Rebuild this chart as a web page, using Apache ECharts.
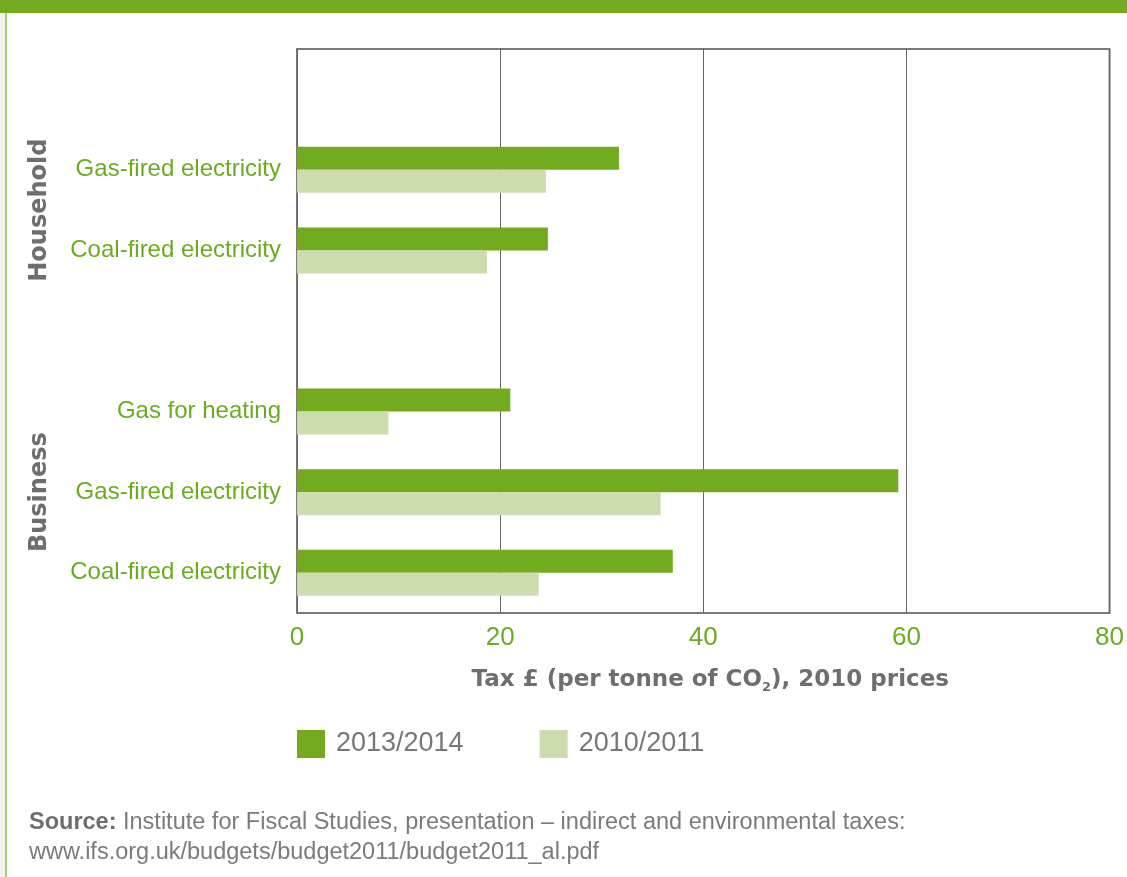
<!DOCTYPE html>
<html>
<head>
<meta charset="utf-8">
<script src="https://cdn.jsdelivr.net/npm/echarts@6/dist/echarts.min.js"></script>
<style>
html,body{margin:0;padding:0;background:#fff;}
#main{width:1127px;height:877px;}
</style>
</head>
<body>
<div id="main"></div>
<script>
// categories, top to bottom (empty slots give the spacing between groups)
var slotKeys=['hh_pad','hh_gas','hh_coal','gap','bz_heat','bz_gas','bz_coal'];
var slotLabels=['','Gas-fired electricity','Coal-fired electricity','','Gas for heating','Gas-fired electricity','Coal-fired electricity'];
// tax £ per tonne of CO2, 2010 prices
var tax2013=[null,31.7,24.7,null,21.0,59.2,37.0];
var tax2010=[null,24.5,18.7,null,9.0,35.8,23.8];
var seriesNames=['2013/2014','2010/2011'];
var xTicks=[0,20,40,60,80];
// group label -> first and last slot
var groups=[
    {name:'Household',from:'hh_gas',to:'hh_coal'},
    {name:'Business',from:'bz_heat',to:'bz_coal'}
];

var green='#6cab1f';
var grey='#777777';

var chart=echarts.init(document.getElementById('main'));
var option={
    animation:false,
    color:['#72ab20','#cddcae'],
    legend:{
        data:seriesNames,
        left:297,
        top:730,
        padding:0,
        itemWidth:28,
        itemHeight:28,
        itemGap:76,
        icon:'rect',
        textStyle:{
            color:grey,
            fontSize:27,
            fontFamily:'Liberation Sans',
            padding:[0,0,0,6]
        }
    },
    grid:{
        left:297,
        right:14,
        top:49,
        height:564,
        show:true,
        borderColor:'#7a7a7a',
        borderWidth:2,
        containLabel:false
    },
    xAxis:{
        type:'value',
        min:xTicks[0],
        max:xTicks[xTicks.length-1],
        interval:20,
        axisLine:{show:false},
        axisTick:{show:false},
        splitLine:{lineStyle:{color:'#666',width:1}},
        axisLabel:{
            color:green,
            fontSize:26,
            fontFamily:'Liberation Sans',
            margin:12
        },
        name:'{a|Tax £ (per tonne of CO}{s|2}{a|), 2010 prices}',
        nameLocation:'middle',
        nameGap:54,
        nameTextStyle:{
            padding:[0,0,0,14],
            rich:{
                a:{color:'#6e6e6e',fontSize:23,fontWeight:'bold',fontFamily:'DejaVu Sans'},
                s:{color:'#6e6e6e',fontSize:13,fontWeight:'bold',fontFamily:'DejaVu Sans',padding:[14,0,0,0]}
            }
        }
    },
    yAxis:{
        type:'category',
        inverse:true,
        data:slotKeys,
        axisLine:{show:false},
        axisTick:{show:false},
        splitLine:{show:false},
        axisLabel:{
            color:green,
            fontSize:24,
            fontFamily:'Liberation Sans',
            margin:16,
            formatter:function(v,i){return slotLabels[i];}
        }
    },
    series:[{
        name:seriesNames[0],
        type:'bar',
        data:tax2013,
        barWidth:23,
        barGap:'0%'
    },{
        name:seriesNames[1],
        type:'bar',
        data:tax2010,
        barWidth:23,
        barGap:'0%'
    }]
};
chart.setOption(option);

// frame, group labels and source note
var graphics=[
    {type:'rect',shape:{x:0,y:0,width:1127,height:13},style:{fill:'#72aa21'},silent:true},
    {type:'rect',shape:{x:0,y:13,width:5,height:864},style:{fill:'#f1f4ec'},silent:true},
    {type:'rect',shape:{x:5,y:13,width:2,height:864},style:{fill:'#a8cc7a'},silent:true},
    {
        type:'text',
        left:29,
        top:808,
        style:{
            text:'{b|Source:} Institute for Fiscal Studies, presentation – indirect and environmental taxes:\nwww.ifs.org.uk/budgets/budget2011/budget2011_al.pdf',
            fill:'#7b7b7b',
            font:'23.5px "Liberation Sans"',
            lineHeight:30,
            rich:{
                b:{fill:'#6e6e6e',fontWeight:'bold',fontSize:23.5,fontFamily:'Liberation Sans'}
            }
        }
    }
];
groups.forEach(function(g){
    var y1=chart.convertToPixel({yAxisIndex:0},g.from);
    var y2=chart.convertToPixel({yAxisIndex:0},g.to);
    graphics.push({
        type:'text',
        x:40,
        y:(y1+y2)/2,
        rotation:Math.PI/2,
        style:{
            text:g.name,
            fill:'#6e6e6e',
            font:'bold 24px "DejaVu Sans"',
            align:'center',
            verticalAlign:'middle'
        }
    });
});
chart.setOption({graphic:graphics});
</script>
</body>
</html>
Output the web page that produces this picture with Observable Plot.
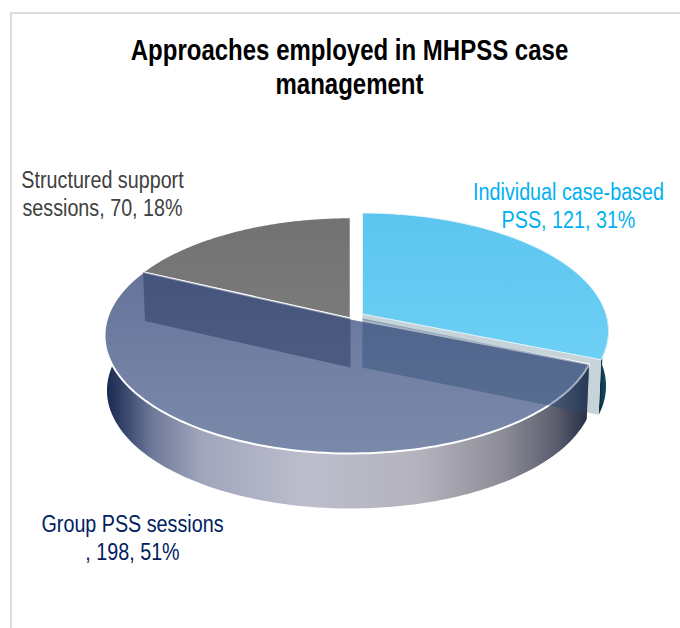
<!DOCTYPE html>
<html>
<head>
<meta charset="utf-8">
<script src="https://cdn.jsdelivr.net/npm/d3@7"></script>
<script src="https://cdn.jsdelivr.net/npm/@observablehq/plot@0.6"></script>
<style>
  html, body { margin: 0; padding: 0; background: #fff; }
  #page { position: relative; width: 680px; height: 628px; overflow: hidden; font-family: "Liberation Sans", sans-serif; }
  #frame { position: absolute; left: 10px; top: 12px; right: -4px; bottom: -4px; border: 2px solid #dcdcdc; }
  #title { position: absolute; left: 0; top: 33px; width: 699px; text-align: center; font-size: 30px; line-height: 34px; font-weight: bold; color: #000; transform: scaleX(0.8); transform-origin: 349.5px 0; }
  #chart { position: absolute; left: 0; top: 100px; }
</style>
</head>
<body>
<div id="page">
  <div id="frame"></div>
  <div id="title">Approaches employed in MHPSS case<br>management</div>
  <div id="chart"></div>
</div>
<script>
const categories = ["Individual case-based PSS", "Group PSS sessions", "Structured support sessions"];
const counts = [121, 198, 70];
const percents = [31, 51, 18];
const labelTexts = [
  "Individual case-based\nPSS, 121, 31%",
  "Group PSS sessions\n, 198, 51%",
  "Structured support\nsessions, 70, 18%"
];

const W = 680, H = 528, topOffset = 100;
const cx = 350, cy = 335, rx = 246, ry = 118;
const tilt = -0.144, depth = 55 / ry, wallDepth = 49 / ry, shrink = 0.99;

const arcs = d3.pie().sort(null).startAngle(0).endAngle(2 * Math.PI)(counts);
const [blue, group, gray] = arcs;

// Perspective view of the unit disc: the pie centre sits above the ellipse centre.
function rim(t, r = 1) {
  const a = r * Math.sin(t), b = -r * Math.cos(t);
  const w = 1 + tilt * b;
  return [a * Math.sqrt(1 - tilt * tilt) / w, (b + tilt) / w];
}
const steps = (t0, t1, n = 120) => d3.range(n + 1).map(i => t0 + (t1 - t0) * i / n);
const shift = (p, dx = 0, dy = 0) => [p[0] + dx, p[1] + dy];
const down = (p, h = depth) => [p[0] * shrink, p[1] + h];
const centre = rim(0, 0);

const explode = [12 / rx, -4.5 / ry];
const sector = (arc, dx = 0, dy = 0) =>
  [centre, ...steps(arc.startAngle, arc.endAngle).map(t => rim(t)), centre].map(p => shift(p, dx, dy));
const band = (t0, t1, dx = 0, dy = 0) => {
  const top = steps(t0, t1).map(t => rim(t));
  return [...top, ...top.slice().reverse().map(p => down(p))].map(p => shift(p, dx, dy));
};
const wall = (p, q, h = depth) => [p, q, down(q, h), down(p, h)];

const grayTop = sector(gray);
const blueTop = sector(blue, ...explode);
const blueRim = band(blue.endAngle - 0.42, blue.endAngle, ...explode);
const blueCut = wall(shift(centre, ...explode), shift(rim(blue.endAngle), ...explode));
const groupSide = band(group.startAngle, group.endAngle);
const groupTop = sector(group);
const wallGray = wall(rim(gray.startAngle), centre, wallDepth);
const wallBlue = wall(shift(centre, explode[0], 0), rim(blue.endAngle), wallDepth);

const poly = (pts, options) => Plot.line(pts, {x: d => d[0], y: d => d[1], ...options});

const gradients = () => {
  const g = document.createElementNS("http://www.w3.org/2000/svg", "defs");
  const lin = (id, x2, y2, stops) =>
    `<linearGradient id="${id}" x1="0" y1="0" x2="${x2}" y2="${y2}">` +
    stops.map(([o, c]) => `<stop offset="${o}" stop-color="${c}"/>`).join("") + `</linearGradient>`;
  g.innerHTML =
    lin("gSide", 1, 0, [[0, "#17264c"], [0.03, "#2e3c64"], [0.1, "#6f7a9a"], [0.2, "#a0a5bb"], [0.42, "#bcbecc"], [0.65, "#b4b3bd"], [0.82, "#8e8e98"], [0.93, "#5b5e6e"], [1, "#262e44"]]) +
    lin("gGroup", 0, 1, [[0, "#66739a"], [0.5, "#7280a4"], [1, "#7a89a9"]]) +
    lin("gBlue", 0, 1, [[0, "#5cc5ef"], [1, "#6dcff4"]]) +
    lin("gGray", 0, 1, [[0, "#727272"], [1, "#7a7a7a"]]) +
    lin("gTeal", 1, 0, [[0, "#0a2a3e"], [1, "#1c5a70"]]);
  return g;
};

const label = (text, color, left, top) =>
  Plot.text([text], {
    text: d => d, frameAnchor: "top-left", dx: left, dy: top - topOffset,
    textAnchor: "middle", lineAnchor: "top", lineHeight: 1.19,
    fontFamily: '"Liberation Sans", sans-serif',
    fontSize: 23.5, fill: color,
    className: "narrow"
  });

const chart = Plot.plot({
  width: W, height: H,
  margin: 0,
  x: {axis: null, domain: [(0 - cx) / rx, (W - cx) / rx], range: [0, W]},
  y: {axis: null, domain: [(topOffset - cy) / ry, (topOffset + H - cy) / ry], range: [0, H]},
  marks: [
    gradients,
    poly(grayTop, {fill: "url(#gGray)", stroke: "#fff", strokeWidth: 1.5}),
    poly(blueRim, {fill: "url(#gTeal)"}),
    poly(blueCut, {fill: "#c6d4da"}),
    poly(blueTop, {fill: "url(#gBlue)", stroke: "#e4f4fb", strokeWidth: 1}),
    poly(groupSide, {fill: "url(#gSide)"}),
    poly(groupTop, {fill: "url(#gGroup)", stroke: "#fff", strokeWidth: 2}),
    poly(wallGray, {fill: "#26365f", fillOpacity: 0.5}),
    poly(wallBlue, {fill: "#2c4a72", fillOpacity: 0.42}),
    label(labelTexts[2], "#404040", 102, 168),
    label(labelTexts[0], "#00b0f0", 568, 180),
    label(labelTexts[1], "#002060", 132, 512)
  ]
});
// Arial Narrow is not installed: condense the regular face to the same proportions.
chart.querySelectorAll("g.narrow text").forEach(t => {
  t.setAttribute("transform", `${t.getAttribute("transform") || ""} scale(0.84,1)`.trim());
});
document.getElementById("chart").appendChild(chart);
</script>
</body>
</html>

----------------------------------------

Written task - Up in the listing, locate the line with "Output the web"; print it and every line after it down to the line with "const centre = rim(0, 0);", which is included too. Skip the pictures.

Exercise output -
Output the web page that produces this picture with Observable Plot.
<!DOCTYPE html>
<html>
<head>
<meta charset="utf-8">
<script src="https://cdn.jsdelivr.net/npm/d3@7"></script>
<script src="https://cdn.jsdelivr.net/npm/@observablehq/plot@0.6"></script>
<style>
  html, body { margin: 0; padding: 0; background: #fff; }
  #page { position: relative; width: 680px; height: 628px; overflow: hidden; font-family: "Liberation Sans", sans-serif; }
  #frame { position: absolute; left: 10px; top: 12px; right: -4px; bottom: -4px; border: 2px solid #dcdcdc; }
  #title { position: absolute; left: 0; top: 33px; width: 699px; text-align: center; font-size: 30px; line-height: 34px; font-weight: bold; color: #000; transform: scaleX(0.8); transform-origin: 349.5px 0; }
  #chart { position: absolute; left: 0; top: 100px; }
</style>
</head>
<body>
<div id="page">
  <div id="frame"></div>
  <div id="title">Approaches employed in MHPSS case<br>management</div>
  <div id="chart"></div>
</div>
<script>
const categories = ["Individual case-based PSS", "Group PSS sessions", "Structured support sessions"];
const counts = [121, 198, 70];
const percents = [31, 51, 18];
const labelTexts = [
  "Individual case-based\nPSS, 121, 31%",
  "Group PSS sessions\n, 198, 51%",
  "Structured support\nsessions, 70, 18%"
];

const W = 680, H = 528, topOffset = 100;
const cx = 350, cy = 335, rx = 246, ry = 118;
const tilt = -0.144, depth = 55 / ry, wallDepth = 49 / ry, shrink = 0.99;

const arcs = d3.pie().sort(null).startAngle(0).endAngle(2 * Math.PI)(counts);
const [blue, group, gray] = arcs;

// Perspective view of the unit disc: the pie centre sits above the ellipse centre.
function rim(t, r = 1) {
  const a = r * Math.sin(t), b = -r * Math.cos(t);
  const w = 1 + tilt * b;
  return [a * Math.sqrt(1 - tilt * tilt) / w, (b + tilt) / w];
}
const steps = (t0, t1, n = 120) => d3.range(n + 1).map(i => t0 + (t1 - t0) * i / n);
const shift = (p, dx = 0, dy = 0) => [p[0] + dx, p[1] + dy];
const down = (p, h = depth) => [p[0] * shrink, p[1] + h];
const centre = rim(0, 0);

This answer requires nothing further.